As I gazed out of my hotel window, a gale blew in from McSwyne's Bay bringing with it bursts of hail and stinging rain.
The cages of a fish farm floating in the bay appeared to suffer as the waves battered both them and the lines of floats from which were suspended thousands of strings of mussels.
Tossing and heaving in the Atlantic swell they seemed to be coping better than the ewes and lambs near the shore as they ran to seek shelter behind hedges and stone walls.
I was staying in Castle Murray House Hotel near St John's Point in Donegal and I could only pity the few suckler cows and their calves as they too sought shelter.

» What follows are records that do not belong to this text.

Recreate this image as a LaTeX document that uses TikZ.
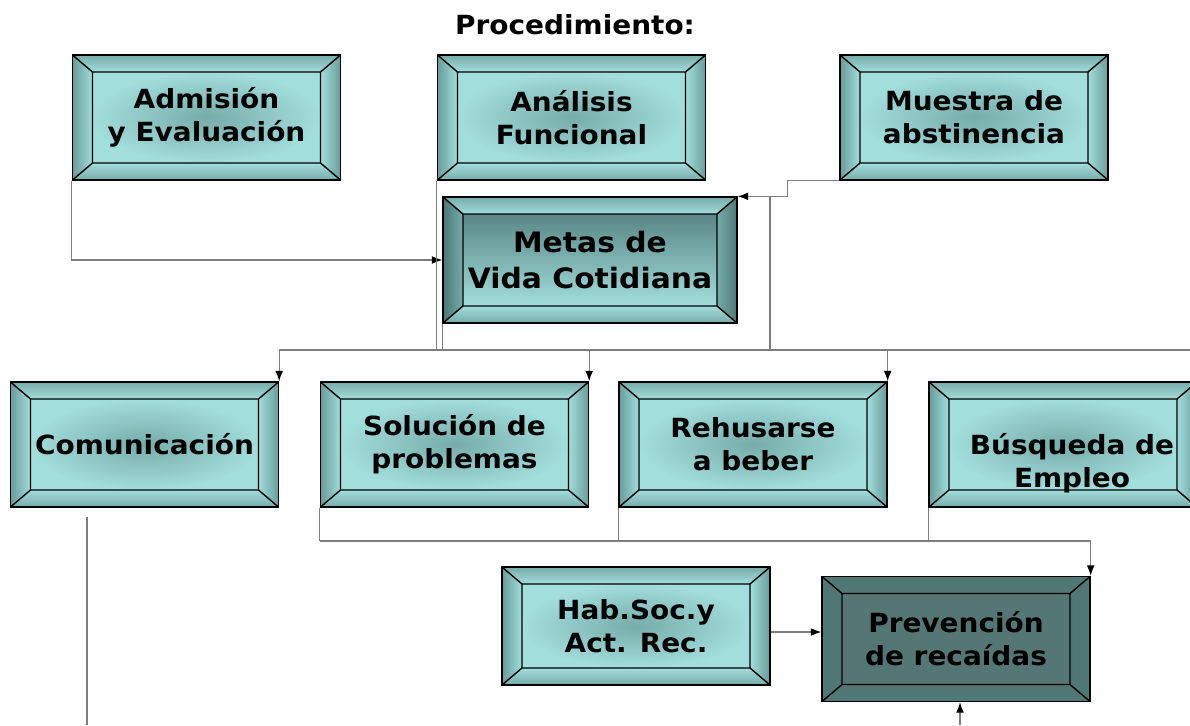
\documentclass[tikz,border=0pt]{standalone}
\usepackage{fontspec}
\newfontfamily\comicfont[FakeStretch=1.06]{DejaVu Sans}
\usepackage{tikz}
\usetikzlibrary{arrows.meta}

\definecolor{bevlight}{RGB}{162,222,220}
\definecolor{bevmid}{RGB}{118,172,170}
\definecolor{bevdark}{RGB}{76,120,118}
\definecolor{prevfill}{RGB}{84,118,117}
\definecolor{wire}{RGB}{125,125,125}

% bevelled frame, drawn inside the node
\newcommand{\bevelparts}[5]{%
  \path (path picture bounding box.south west) coordinate (bsw)
        (path picture bounding box.north east) coordinate (bne);
  \path (bsw) ++(0.4cm,0.34cm) coordinate (isw)
        (bne) ++(-0.4cm,-0.34cm) coordinate (ine);
  \shade[left color=#1, right color=#2] (bsw) -- (isw) -- (isw|-ine) -- (bsw|-bne) -- cycle;
  \shade[left color=#2, right color=#1] (bne) -- (ine) -- (ine|-isw) -- (bne|-bsw) -- cycle;
  \shade[top color=#4, bottom color=#3] (bsw|-bne) -- (bne) -- (ine) -- (isw|-ine) -- cycle;
  \shade[top color=#3, bottom color=#4] (bsw) -- (bne|-bsw) -- (ine|-isw) -- (isw) -- cycle;
  \shade[#5] (isw) rectangle (ine);
  \draw[line width=0.8pt] (isw) rectangle (ine)
    (bsw) -- (isw) (bne) -- (ine) (bsw|-bne) -- (isw|-ine) (bne|-bsw) -- (ine|-isw);
}

\tikzset{
  boxtext/.style={font=\comicfont\bfseries\fontsize{15}{18.7}\selectfont, align=center, text=black},
  bevbox/.style={draw, line width=0.8pt, inner sep=0pt, minimum width=5.36cm, minimum height=2.5cm, boxtext,
    path picture={\bevelparts{bevmid!70!bevdark}{bevlight}{bevlight}{bevmid}{inner color=bevmid, outer color=bevlight}}},
  metabox/.style={bevbox, minimum width=5.88cm, minimum height=2.52cm,
    font=\comicfont\bfseries\fontsize{16}{20.4}\selectfont,
    path picture={\bevelparts{bevdark}{bevmid}{bevlight}{bevmid}{top color=bevdark!85!bevlight, bottom color=bevlight}}},
  prevbox/.style={bevbox,
    path picture={\bevelparts{bevdark}{prevfill}{prevfill}{bevdark}{inner color=prevfill, outer color=prevfill}}},
  wire/.style={draw=wire, line width=0.7pt},
  arr/.style={wire, -{Latex[length=6pt, width=4.5pt, color=black]}}
}

\begin{document}
\begin{tikzpicture}[x=0.02cm, y=-0.02cm]
\useasboundingbox (0,0) rectangle (1190,725);

\node[boxtext] (title) at (575,25) {Procedimiento:};

% first row
\node[bevbox] (adm) at (206.5,117.5) {Admisión\\y Evaluación};
\node[bevbox] (ana) at (571.5,117.5) {Análisis\\Funcional};
\node[bevbox] (mue) at (974,117.5) {Muestra de\\abstinencia};
\node[metabox] (met) at (590,260) {Metas de\\Vida Cotidiana};

% second row
\node[bevbox] (com) at (144.5,444.5) {Comunicación};
\node[bevbox] (sol) at (454.5,444.5) {Solución de\\problemas};
\node[bevbox] (reh) at (753,444.5) {Rehusarse\\a beber};
\node[bevbox] (bus) at (1063,444.5) {};
\node[boxtext] (bustxt) at (1072,463) {Búsqueda de\\Empleo};

% third row
\node[bevbox, minimum height=2.36cm] (hab) at (636,626) {Hab.Soc.y\\Act. Rec.};
\node[prevbox] (pre) at (956,639) {Prevención\\de recaídas};

\coordinate (hbus) at (0,350);
\coordinate (lbus) at (0,541);
\coordinate (mx) at (770,197);
\coordinate (busend) at (1190,350);
\coordinate (pin) at (960,725);
\coordinate (ctop) at (87,517);
\coordinate (cbot) at (87,725);

\draw[arr] (adm.south west) -- (adm.south west |- met.west) -- (met.west);
\draw[wire] (ana.south west) -- (ana.south west |- hbus);
\draw[arr] (mue.south west) -- ++(-52,0) |- (met.north east);
\draw[wire] (mx) -- (mx |- hbus);
\draw[wire] (met.south west) -- (met.south west |- hbus);
\draw[wire] (com.north east |- hbus) -- (busend);
\foreach \n in {com,sol,reh,bus}
  \draw[arr] (\n.north east |- hbus) -- (\n.north east);

\foreach \n in {sol,reh,bus}
  \draw[wire] (\n.south west) -- (\n.south west |- lbus);
\draw[arr] (sol.south west |- lbus) -| (pre.north east);
\draw[arr] ([yshift=-0.12cm]hab.east) -- ([yshift=-0.12cm]hab.east -| pre.west);
\draw[arr] (pin) -- (pin |- pre.south);
\draw[wire] (ctop) -- (cbot);
\end{tikzpicture}
\end{document}
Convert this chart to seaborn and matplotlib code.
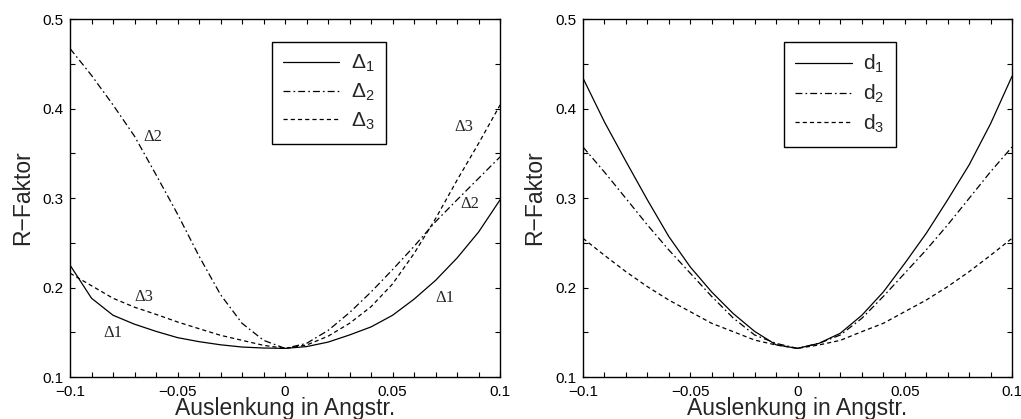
import numpy as np
import pandas as pd
import seaborn as sns
import matplotlib
matplotlib.use("Agg")
import matplotlib.pyplot as plt

# x positions (Angstrom) shared by all curves
x_vals = [-0.1, -0.09, -0.08, -0.07, -0.06, -0.05, -0.04, -0.03, -0.02, -0.01,
          0.0, 0.01, 0.02, 0.03, 0.04, 0.05, 0.06, 0.07, 0.08, 0.09, 0.1]

# left panel: Delta_1..3
delta1 = [0.225, 0.188, 0.169, 0.159, 0.151, 0.144, 0.1395, 0.136, 0.1335, 0.1324,
          0.132, 0.134, 0.139, 0.147, 0.156, 0.169, 0.187, 0.208, 0.233, 0.262, 0.298]
delta2 = [0.467, 0.437, 0.404, 0.369, 0.326, 0.282, 0.235, 0.192, 0.160, 0.141,
          0.132, 0.1376, 0.152, 0.172, 0.195, 0.220, 0.246, 0.2736, 0.298, 0.322, 0.346]
delta3 = [0.216, 0.202, 0.188, 0.178, 0.170, 0.1615, 0.154, 0.1466, 0.141, 0.1354,
          0.132, 0.1357, 0.1456, 0.160, 0.1786, 0.204, 0.238, 0.277, 0.320, 0.361, 0.404]

# right panel: d_1..3
d1 = [0.434, 0.385, 0.341, 0.298, 0.257, 0.223, 0.195, 0.171, 0.151, 0.136,
      0.132, 0.1376, 0.149, 0.169, 0.195, 0.227, 0.2605, 0.298, 0.337, 0.383, 0.436]
d2 = [0.357, 0.329, 0.2996, 0.270, 0.242, 0.216, 0.190, 0.166, 0.147, 0.1376,
      0.132, 0.1376, 0.147, 0.1656, 0.190, 0.216, 0.242, 0.270, 0.2996, 0.3294, 0.357]
d3 = [0.255, 0.236, 0.2177, 0.201, 0.186, 0.173, 0.160, 0.1507, 0.1413, 0.1358,
      0.132, 0.1358, 0.141, 0.1507, 0.160, 0.173, 0.186, 0.201, 0.2177, 0.236, 0.255]

# in-plot labels (text, x, y)
left_notes = [("Δ2", -0.0615, 0.368), ("Δ3", -0.0659, 0.189), ("Δ1", -0.0799, 0.1488),
              ("Δ3", 0.0829, 0.3797), ("Δ2", 0.086, 0.2933), ("Δ1", 0.0744, 0.188)]

sns.set_theme(style="white")
plt.rcParams["font.family"] = ["Liberation Sans", "DejaVu Sans"]
plt.rcParams.update({
    "mathtext.fontset": "custom",
    "mathtext.rm": "Liberation Sans",
    "mathtext.it": "Liberation Sans:italic",
    "lines.scale_dashes": False,
    "xtick.direction": "in", "ytick.direction": "in",
    "xtick.top": True, "ytick.right": True,
    "xtick.bottom": True, "ytick.left": True,
    "axes.edgecolor": "black", "axes.linewidth": 1.0,
    "xtick.color": "black", "ytick.color": "black",
})

styles = ["-", (0, (5, 2.2, 1.2, 2.2)), (0, (3, 2.2))]

fig = plt.figure(figsize=(10.21, 4.19), dpi=100)
ax_l = fig.add_axes([0.0686, 0.1002, 0.4212, 0.8544])
ax_r = fig.add_axes([0.5710, 0.1002, 0.4202, 0.8544])

panels = [
    (ax_l, [delta1, delta2, delta3], ["Δ$_1$", "Δ$_2$", "Δ$_3$"], 0.469),
    (ax_r, [d1, d2, d3], ["d$_1$", "d$_2$", "d$_3$"], 0.4685),
]

for ax, series, labels, lx in panels:
    for vals, lab, ls in zip(series, labels, styles):
        sns.lineplot(x=x_vals, y=vals, ax=ax, color="black", linewidth=0.9,
                     linestyle=ls, label=lab)
    ax.set_xlim(-0.1, 0.1)
    ax.set_ylim(0.1, 0.5)
    ax.set_xticks([-0.1, -0.05, 0, 0.05, 0.1])
    ax.set_xticklabels(["−0.1", "−0.05", "0", "0.05", "0.1"])
    ax.set_yticks([0.1, 0.2, 0.3, 0.4, 0.5])
    ax.set_yticklabels(["0.1", "0.2", "0.3", "0.4", "0.5"])
    ax.set_xticks(np.arange(-0.1, 0.1001, 0.01), minor=True)
    ax.set_yticks(np.arange(0.1, 0.5001, 0.05), minor=True)
    ax.tick_params(which="both", length=3.5, width=0.8, labelsize=11)
    ax.tick_params(axis="x", pad=5.5)
    ax.tick_params(axis="y", pad=5)
    ax.set_xlabel("Auslenkung in Angstr.", fontsize=16.5, labelpad=-1)
    ax.set_ylabel("R−Faktor", fontsize=16.5, labelpad=6)
    leg = ax.legend(loc="upper left", bbox_to_anchor=(lx, 0.9366), borderaxespad=0,
                    fontsize=15, handlelength=2.7, handletextpad=0.55,
                    labelspacing=0.36, borderpad=0.55, fancybox=False, framealpha=1)
    leg.get_frame().set_edgecolor("black")
    leg.get_frame().set_linewidth(1.0)

for txt, tx, ty in left_notes:
    ax_l.text(tx, ty, txt, fontsize=12, family="Liberation Serif",
              ha="center", va="center")

fig.savefig("out.png", dpi=100)
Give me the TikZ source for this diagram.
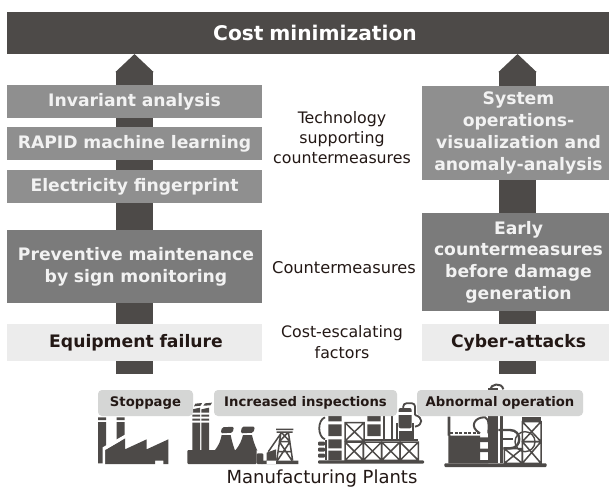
\documentclass[tikz,border=0pt]{standalone}
\usepackage{fontspec}
\setmainfont{DejaVu Sans}
\usetikzlibrary{arrows.meta,calc}
\definecolor{darkc}{HTML}{4D4A48}
\definecolor{midc}{HTML}{8F8F8F}
\definecolor{deepc}{HTML}{7B7B7B}
\definecolor{lightc}{HTML}{ECECEC}
\definecolor{tagc}{HTML}{D5D6D5}
\definecolor{inkc}{HTML}{231815}
\definecolor{paperc}{HTML}{F2F2F2}
\tikzset{
  px/.style={x=1pt,y=-1pt},
  boxbase/.style={anchor=north west,inner sep=0pt,outer sep=0pt,align=center,font=\fontsize{17.2}{21.7}\selectfont\bfseries},
  midbox/.style={boxbase,fill=midc,text=paperc},
  deepbox/.style={boxbase,fill=deepc,text=paperc},
  lightbox/.style={boxbase,fill=lightc,text=inkc},
  tag/.style={anchor=center,fill=tagc,text=inkc,rounded corners=4pt,inner sep=0pt,font=\fontsize{13.2}{15}\selectfont\bfseries},
  caption/.style={anchor=center,text=inkc,align=center,inner sep=0pt,font=\fontsize{15.8}{20}\selectfont},
  stem/.style={draw=darkc,line width=37pt,-{Triangle[length=18pt,width=37pt,color=darkc]}},
  ic/.style={fill=darkc},
  icx/.style={draw=darkc,line width=1.5pt},
  pipe/.style={draw=darkc,line width=1.8pt},
}
\newcommand{\sizedbox}[7][]{\node[#2,minimum width=#5pt,minimum height=#6pt,text width=#5pt] (#1) at (#3,#4) {#7};}
\newcommand{\xbox}[4]{\draw[icx] (#1,#2) rectangle (#3,#4) (#1,#2) -- (#3,#4) (#1,#4) -- (#3,#2);}
\newcommand{\sh}{\hspace*{6pt}}
\begin{document}
\begin{tikzpicture}[px]
\useasboundingbox (0,0) rectangle (609,488);
\fill[white] (0,0) rectangle (609,488);
\sizedbox[top]{boxbase,fill=darkc,text=white}{7}{12}{602}{42}{\hspace*{14pt}\fontsize{20.2}{24}\selectfont Cost minimization}
\coordinate (lb) at (134.5,374);
\coordinate (rb) at (517.5,374);
\draw[stem] (lb) -- (lb |- top.south);
\draw[stem] (rb) -- (rb |- top.south);
\sizedbox[inv]{midbox}{7}{85}{255}{33}{Invariant analysis}
\sizedbox[rapid]{midbox}{7}{127}{255}{33}{RAPID machine learning}
\sizedbox[elec]{midbox}{7}{170}{255}{33}{Electricity fingerprint}
\sizedbox[prev]{deepbox}{7}{230}{255}{73}{\hspace*{3pt}Preventive maintenance\\\hspace*{3pt}by sign monitoring}
\sizedbox[equip]{lightbox}{7}{324}{255}{37}{\hspace*{3pt}Equipment failure}
\sizedbox[sys]{midbox}{422}{86}{187}{94}{\sh System\\\sh operations-\\\sh visualization and\\\sh anomaly-analysis}
\sizedbox[early]{deepbox}{422}{213}{187}{98}{\sh Early\\\sh countermeasures\\\sh before damage\\\sh generation}
\sizedbox[cyber]{lightbox}{422}{324}{187}{37}{\sh Cyber-attacks}
\node[caption] (tech) at (342,138) {Technology\\supporting\\countermeasures};
\node[caption,font=\fontsize{16.2}{20}\selectfont] (cm) at (344,268) {Countermeasures};
\node[caption,font=\fontsize{15.8}{21}\selectfont] (esc) at (342,342.5) {Cost-escalating\\factors};
\node[caption,font=\fontsize{18}{22}\selectfont] (plants) at (322,479) {Manufacturing Plants};
% factory
\begin{scope}[shift={(80,370)},x=1/3*1pt,y=-1/3*1pt]
\fill[ic] (54,142) rectangle (78,150) (54,156) rectangle (78,280) (110,142) rectangle (134,150) (110,156) rectangle (134,212);
\fill[ic] (75,282) -- (75,240) -- (135,205) -- (135,238) -- (200,208) -- (200,238) -- (265,208) -- (265,282) -- (250,282) -- (250,272) -- (225,272) -- (225,282) -- cycle;
\fill[white] (68,232) -- (135,194) -- (135,205) -- (75,240) -- (75,284) -- (68,284) -- cycle;
% power plant
\fill[ic,rounded corners=1pt] (322,282) -- (322,240) -- (530,240) -- (530,282) -- cycle;
\fill[ic] (337,128) -- (337,118) -- (360,113) -- (360,128) -- cycle (364,128) -- (364,118) -- (387,113) -- (387,128) -- cycle;
\fill[ic] (337,134) rectangle (360,140) (364,134) rectangle (387,140) (337,146) rectangle (360,152) (364,146) rectangle (387,152) (337,158) rectangle (360,241) (364,158) rectangle (387,241);
\fill[ic] (342,109) -- (346,101) -- (366,99) -- (362,107) -- cycle (370,107) -- (375,100) -- (396,98) -- (391,106) -- cycle;
\fill[ic] (403,242) .. controls (418,225) and (422,210) .. (425,195) -- (452,195) .. controls (455,210) and (459,225) .. (465,242) -- cycle;
\fill[ic] (465,242) .. controls (480,225) and (485,210) .. (489,195) -- (516,195) .. controls (519,210) and (524,225) .. (532,242) -- cycle;
\fill[ic,rounded corners=1.5pt] (422,190) -- (426,172) -- (462,170) -- (458,188) -- cycle;
\fill[ic,rounded corners=1.5pt] (482,190) -- (486,170) -- (525,170) -- (520,188) -- cycle;
\fill[ic,rounded corners=1pt] (530,282) -- (530,250) -- (550,250) -- (550,282) -- cycle;
\fill[ic] (560,282) -- (560,248) -- (588,238) -- (588,282) -- cycle (545,272) rectangle (655,282);
\draw[icx] (588,178) -- (640,178) (590,186) -- (638,186) (603,186) -- (590,272) (625,186) -- (638,272) (596,215) -- (632,215) (592,245) -- (636,245) (598,215) -- (636,272) (630,215) -- (592,272) (603,186) -- (630,215) (625,186) -- (598,215) (565,245) -- (603,190);
\end{scope}
% refinery
\begin{scope}[shift={(310,380)},x=1/3*1pt,y=-1/3*1pt]
\fill[ic,rounded corners=1pt] (24,241) rectangle (342,251);
\fill[ic] (55,108) rectangle (95,124) (55,133) rectangle (95,168) (55,178) rectangle (95,205) (55,212) rectangle (95,241);
\fill[ic] (172,108) rectangle (212,124) (172,133) rectangle (212,168);
\draw[pipe] (45,112) .. controls (22,120) and (22,170) .. (45,178);
\fill[ic,rounded corners=1pt] (24,185) rectangle (45,197) (24,203) rectangle (45,215) (24,221) rectangle (45,233);
\fill[ic] (45,180) rectangle (52,241);
\xbox{105}{128}{162}{183}
\xbox{105}{186}{160}{241}
\xbox{160}{186}{215}{241}
\xbox{215}{186}{270}{241}
\xbox{270}{186}{325}{241}
\draw[pipe] (166,180) -- (325,180) (222,105) -- (222,180) (245,105) -- (245,180) (262,130) -- (262,180) (308,130) -- (308,180);
\fill[ic,rounded corners=2pt] (266,145) -- (266,84) -- (305,84) -- (305,145) -- cycle;
\fill[ic] (266,152) rectangle (305,176);
\fill[white] (262,97) rectangle (310,104);
\draw[pipe,rounded corners=3pt] (280,84) -- (280,70) -- (315,70) -- (315,105);
\draw[pipe] (315,105) .. controls (340,112) and (340,135) .. (315,140);
\end{scope}
% plant
\begin{scope}[shift={(435,380)},x=1/3*1pt,y=-1/3*1pt]
\fill[ic,rounded corners=1pt] (28,250) rectangle (335,261);
\fill[ic] (40,167) rectangle (135,250) (38,110) rectangle (46,167);
\draw[draw=darkc,line width=2pt,dash pattern=on 3pt off 1.5pt] (46,160) -- (135,160);
\draw[draw=darkc,line width=2pt] (135,160) .. controls (100,140) and (120,110) .. (150,112) .. controls (165,115) and (160,150) .. (160,160);
\fill[ic] (160,105) rectangle (190,250);
\fill[ic] (135,172) rectangle (160,186) (135,206) rectangle (160,216) (135,240) rectangle (160,250);
\fill[ic] (195,105) rectangle (205,250);
\draw[draw=darkc,line width=2pt] (165,30) .. controls (165,12) and (200,5) .. (205,28);
\fill[ic] (160,25) rectangle (190,35);
\draw[draw=darkc,line width=2.4pt] (190,150) -- (225,150) .. controls (262,150) and (262,205) .. (225,205) -- (205,205);
\draw[pipe] (205,178) -- (235,178);
\draw[draw=darkc,line width=1.4pt] (270,185) circle (30);
\xbox{208}{206}{262}{250}
\xbox{262}{125}{318}{185}
\xbox{262}{185}{318}{250}
\fill[ic] (262,112) rectangle (318,125);
\end{scope}
\node[tag,minimum width=95pt,minimum height=26pt] (stop) at (145.5,403) {Stoppage};
\node[tag,minimum width=183pt,minimum height=26pt] (insp) at (305.5,403) {Increased inspections};
\node[tag,minimum width=166pt,minimum height=26pt] (abn) at (500,403) {Abnormal operation};
\end{tikzpicture}
\end{document}
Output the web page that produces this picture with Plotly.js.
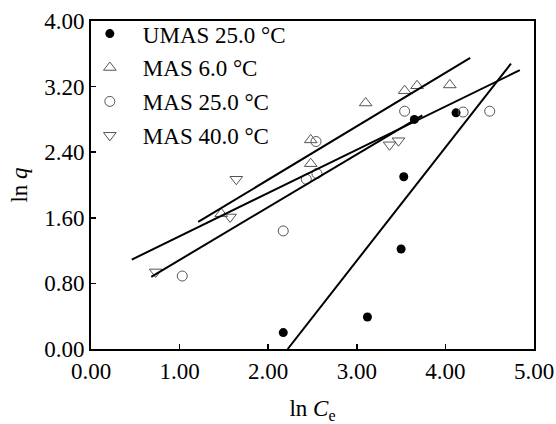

But bad weather never lasts long in May and the following day I joined a group from the Irish Garden Plant society on a visit to some of the great gardens of Donegal.
Our first stop was Glenveagh National Park where in 1870, John Adair from Co Laois purchased several small estates and built an imposing granite castle overlooking Lough Veagh.
Adair was loathed for evicting hundreds of tenants, many of whom were forced to flee or who died in the workhouse. He died in 1885 and was succeeded by his wife who undid much of the hardship he had caused.
In the late 1920s the estate was purchased by an American Arthur Kingsley who set about restoring the property and this work was carried on by the last private owner, Henry McIlhenny, also from the US, who presented the estate to the Irish nation in 1981.
Glenveagh now covers some 16,000 hectares of mountains, bogs, lakes and woods and is also home to a growing herd of red deer roaming wild that are causing serious damage to the woodland and gardens.
It is, however, still a magnificent place and provides endless scope for garden enthusiasts, walkers and all who appreciate rugged scenery.
But little regeneration can occur now that the deer are dominant and we were shown a small area on a hillside across the lake where they have been carefully fenced out.
The contrast was astonishing as, unlike the surrounding bare landscape, this section was green and covered in dense scrub with some pioneering species of trees that will eventually grow on in to natural woodland.
Apart from the lack of deer culling, Government cutbacks have also reduced the labour force necessary to maintain this wonderful property but hopefully more gardeners will soon be employed, essential culling will occur and the 40kms of deer fence repaired.
Over a two-day period in Donegal we saw four gardens, all very different but interesting in their varied approaches to creating a garden landscape. The second on day one was Cluain na dTor seaside garden and nursery which contained many tender plants, trees and shrubs. This is the great advantage of living in relatively frost-free conditions near the coast. The overall design of the garden in Falcarragh is unusual, especially in the use of natural features, and the nursery contained some rare species that were quickly purchased by members of our group.
The next day we first travelled to Oakfield Park in Raphoe which is the sort of garden we all dream of creating if we inherited millions or won the lotto.
The present owner, having restored an 18th century Georgian deanery, set about purchasing more land, installing lakes and wetlands with flower meadows.
He also added to the walled garden and built attractive follies and commissioned many striking garden sculptures as well as planting an international collection of oaks. There is even a miniature railway to take visitors on a tour of the grounds.
Our final garden was Dunmore House, built in 1740 with a two acre walled terraced garden packed with fruit trees, climbers, shrubs, flowers, vegetables and meandering paths. Just the sort of place one could spend hours wandering around and enjoying the peace that such old gardens bestow on visitors.
It was an education to visit so many fine gardens and a great source of inspiration to take home. With all these ideas, I must now start digging, yet again!